The flag burning was an isolated incident, and there’s no indication of any patterns, said Department of Public Safety Chief Tony Callisto. It was the first flag burning he’s seen in his four and a half years at SU. But this was a serious crime, he said, because the fire from the flags on the front porch could have spread through the house. 

Callisto said it’s unusual to see many flags flying in the East neighborhood, which may have been why someone chose to vandalize them.

‘It certainly could have been a message or it could have very well been somebody engaging in random vandalism,’ Callisto said. 

‘There’s folks out there that are intoxicated, and they do something stupid,’ he said.

Though the flag burning may have been an isolated prank, students connected to the military are not amused.

‘I find it disheartening that people would go to that extent to make a message,’ said Michael Rivezzo, president of SU’s Student Veterans Club.

Rivezzo still has the American flag patch from the uniform he wore while fighting in Afghanistan between December 2007 and December 2008.

‘We wear it on our shirts, and we wear it with pride,’ said Rivezzo, a senior marketing management and finance major. 

Burning the flags on someone’s porch sends a strong message, and it’s the ‘lowest of what anybody can do,’ Rivezzo said. But he said people should still keep hanging their flags.

Most students in ROTC have a tendency to hang American flags, and it’s disappointing someone would burn a symbol of the country, said Lt. Col. Susan Hardwick, a professor of military science. But the military is here to protect everyone’s rights, even those who choose to burn flags as a freedom of expression, she said.

‘That’s within their rights, and that’s a right that we would protect,’ Hardwick said. 

The freedom to burn a flag is protected under the First Amendment, but it hasn’t been without disputes. In June 2006, the U.S. Senate rejected a constitutional amendment to ban flag desecration. The amendment lost by just one vote of the two-thirds majority needed to pass it. 

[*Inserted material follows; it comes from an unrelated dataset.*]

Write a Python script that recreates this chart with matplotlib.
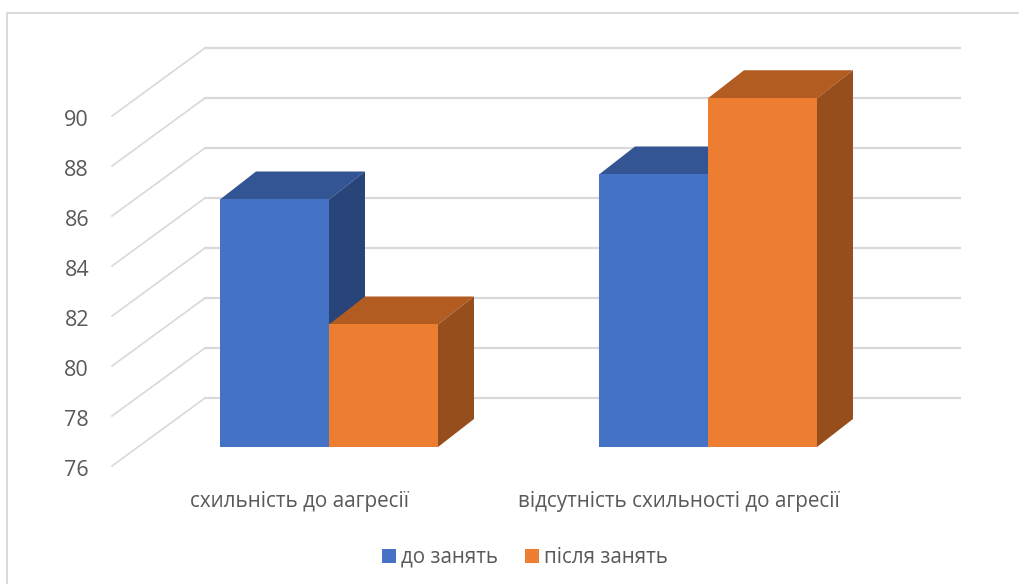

As an ROTC member and a resident of the Ackerman house where the flags were burned, Matthew Karrenbauer said he sees a difference in burning individual flags and those of others.

‘It’s one thing to buy your own American flag and burn it as some sort of political statement,’ said Karrenbauer, a senior political science and Middle Eastern studies major and a guest columnist for The Daily Orange. ‘It’s another thing to go up to someone’s house and light the flag on fire when there are people living in there, and it could easily catch a house on fire.’

The flags weren’t burnt when Karrenbauer went to bed around 2 a.m. He suspects someone ignited them before 6 a.m., when he and his roommates had ROTC physical army training on the Quad, he said. It was too dark to see any damage that early, so the housemates didn’t realize the flags were burned until some returned between 7:30 and 8 a.m. 

Karrenbauer didn’t get home that day until around 3 p.m., when he saw the damaged flags for himself. He thinks the fire was an isolated incident that an intoxicated person may have performed as a prank, he said. 

‘I don’t see why it would ever cross someone’s mind to burn the American flag, especially when it’s attached to someone’s house,’ he said. 

Karrenbauer and his housemates plan to take the ashes of the old American flag to the American Legion, a veterans organization, so the flag can be properly disposed of in a ceremony.

But for now, the partially burnt U.S. Army flag still hangs from the front porch of Karrenbauer’s home, as well as a new American flag the group put up right after fire officials inspected the damage on Sept. 29, the same day of the blaze.

‘It was our way of saying that, ‘Just because you burned one flag, we’ve got plenty others in the house,” Karrenbauer said. ‘And we’ll continue to hang them and show our pride in America no matter what.’